Clearly the ramifications of RDR on both the industry and the consumer are likely to be widespread and will present themselves in the fullness of time.
There is evidence that pre-RDR training programmes are being shelved in many large UK financial institutions such as high street banks as they come to realise that the numbers do not add up in terms of being able to make money out of providing financial advice.
Likewise, the prognosis for economic gain in the post-RDR world seems slim at best for a huge numbers of IFAs, particularly the smaller firms, by all accounts many of whom will simply get out of the industry instead.

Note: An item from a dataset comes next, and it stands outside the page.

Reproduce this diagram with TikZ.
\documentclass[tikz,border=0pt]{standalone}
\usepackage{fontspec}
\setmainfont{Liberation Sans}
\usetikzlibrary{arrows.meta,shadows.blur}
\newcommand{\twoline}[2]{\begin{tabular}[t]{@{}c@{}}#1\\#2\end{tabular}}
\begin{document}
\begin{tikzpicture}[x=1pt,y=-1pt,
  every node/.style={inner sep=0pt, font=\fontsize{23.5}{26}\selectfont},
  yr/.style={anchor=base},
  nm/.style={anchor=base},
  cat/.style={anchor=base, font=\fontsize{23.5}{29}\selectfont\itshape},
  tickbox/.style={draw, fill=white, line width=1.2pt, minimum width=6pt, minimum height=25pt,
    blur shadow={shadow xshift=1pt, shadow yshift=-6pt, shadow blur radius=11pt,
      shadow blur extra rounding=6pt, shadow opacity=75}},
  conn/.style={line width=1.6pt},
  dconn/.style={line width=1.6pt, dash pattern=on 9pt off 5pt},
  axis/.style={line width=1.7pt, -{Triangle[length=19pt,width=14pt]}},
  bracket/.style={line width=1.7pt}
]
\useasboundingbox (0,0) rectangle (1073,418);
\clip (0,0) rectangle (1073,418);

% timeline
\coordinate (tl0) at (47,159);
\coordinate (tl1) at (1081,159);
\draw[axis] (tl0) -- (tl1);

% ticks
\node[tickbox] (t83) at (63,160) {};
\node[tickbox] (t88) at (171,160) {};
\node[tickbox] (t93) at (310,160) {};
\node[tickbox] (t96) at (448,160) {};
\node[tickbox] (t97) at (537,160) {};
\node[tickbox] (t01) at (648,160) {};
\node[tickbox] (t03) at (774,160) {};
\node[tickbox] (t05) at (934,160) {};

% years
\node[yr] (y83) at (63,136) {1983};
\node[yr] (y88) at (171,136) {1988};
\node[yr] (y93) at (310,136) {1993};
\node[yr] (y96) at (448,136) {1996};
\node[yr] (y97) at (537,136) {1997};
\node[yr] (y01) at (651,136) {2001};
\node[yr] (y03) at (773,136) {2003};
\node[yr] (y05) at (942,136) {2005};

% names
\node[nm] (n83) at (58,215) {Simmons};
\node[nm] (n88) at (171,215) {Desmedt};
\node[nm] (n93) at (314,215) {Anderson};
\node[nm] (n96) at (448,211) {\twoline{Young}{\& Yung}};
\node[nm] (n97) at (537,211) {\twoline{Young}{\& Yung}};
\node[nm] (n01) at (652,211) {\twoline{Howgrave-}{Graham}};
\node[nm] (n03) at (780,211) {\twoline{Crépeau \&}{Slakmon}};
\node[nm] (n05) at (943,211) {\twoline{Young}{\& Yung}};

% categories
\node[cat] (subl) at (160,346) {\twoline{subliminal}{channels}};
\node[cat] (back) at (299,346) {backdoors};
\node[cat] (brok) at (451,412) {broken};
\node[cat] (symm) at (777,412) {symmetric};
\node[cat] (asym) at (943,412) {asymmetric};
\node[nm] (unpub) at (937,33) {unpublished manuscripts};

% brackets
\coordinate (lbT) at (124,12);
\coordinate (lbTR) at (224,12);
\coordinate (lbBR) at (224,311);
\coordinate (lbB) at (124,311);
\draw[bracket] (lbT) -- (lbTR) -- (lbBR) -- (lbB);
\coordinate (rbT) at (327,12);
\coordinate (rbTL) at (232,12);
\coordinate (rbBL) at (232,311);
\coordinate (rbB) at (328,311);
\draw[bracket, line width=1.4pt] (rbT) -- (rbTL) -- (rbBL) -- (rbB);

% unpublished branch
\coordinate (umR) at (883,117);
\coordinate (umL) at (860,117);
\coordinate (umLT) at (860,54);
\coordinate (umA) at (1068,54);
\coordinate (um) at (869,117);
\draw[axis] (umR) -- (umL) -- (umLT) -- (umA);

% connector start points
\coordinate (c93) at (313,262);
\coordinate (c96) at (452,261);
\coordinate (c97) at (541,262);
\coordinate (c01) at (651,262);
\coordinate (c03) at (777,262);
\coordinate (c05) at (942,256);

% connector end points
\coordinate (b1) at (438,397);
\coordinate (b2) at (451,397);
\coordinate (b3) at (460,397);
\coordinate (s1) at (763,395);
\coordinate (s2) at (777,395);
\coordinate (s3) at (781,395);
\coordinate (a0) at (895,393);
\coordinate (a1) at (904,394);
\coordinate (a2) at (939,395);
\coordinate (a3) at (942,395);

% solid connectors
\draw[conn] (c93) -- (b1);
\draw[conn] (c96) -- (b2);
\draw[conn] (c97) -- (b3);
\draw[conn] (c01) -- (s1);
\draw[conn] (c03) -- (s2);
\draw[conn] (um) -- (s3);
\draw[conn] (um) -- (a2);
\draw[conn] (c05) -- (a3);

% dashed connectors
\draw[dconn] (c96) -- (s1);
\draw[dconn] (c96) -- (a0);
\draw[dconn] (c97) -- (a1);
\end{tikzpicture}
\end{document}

So with high street banks instead likely to focus their activities on other, more profitable, sectors of their business, there is going to be less financial advice readily available to the consumer.
With less than 20% of the UK population having their own private retirement provision in place, it is likely that this figure will only decrease further, which is bad news not only for the consumer but for the Government as well, who will ultimately be left footing the bill; a bill it cannot afford.
It is likely that the dwindling financial adviser community will continue to decline and the access to advice for the consumer will become a luxury for the wealthier elite i.e. those who can afford to pay for advice.
So, is RDR the solution or is it a motion by a regulator who has to be seen to be taking action in the fall out of the global financial crisis?
Having recently watched (again) the excellent documentary on the causes of the financial crisis “Inside Job”, we have come to realise that we cannot rely on any government backed regulator to ensure the consumer is not taken to the cleaners.
Whatever your view, RDR or sibling regulation in a different guise is coming to a town near you – wherever you are.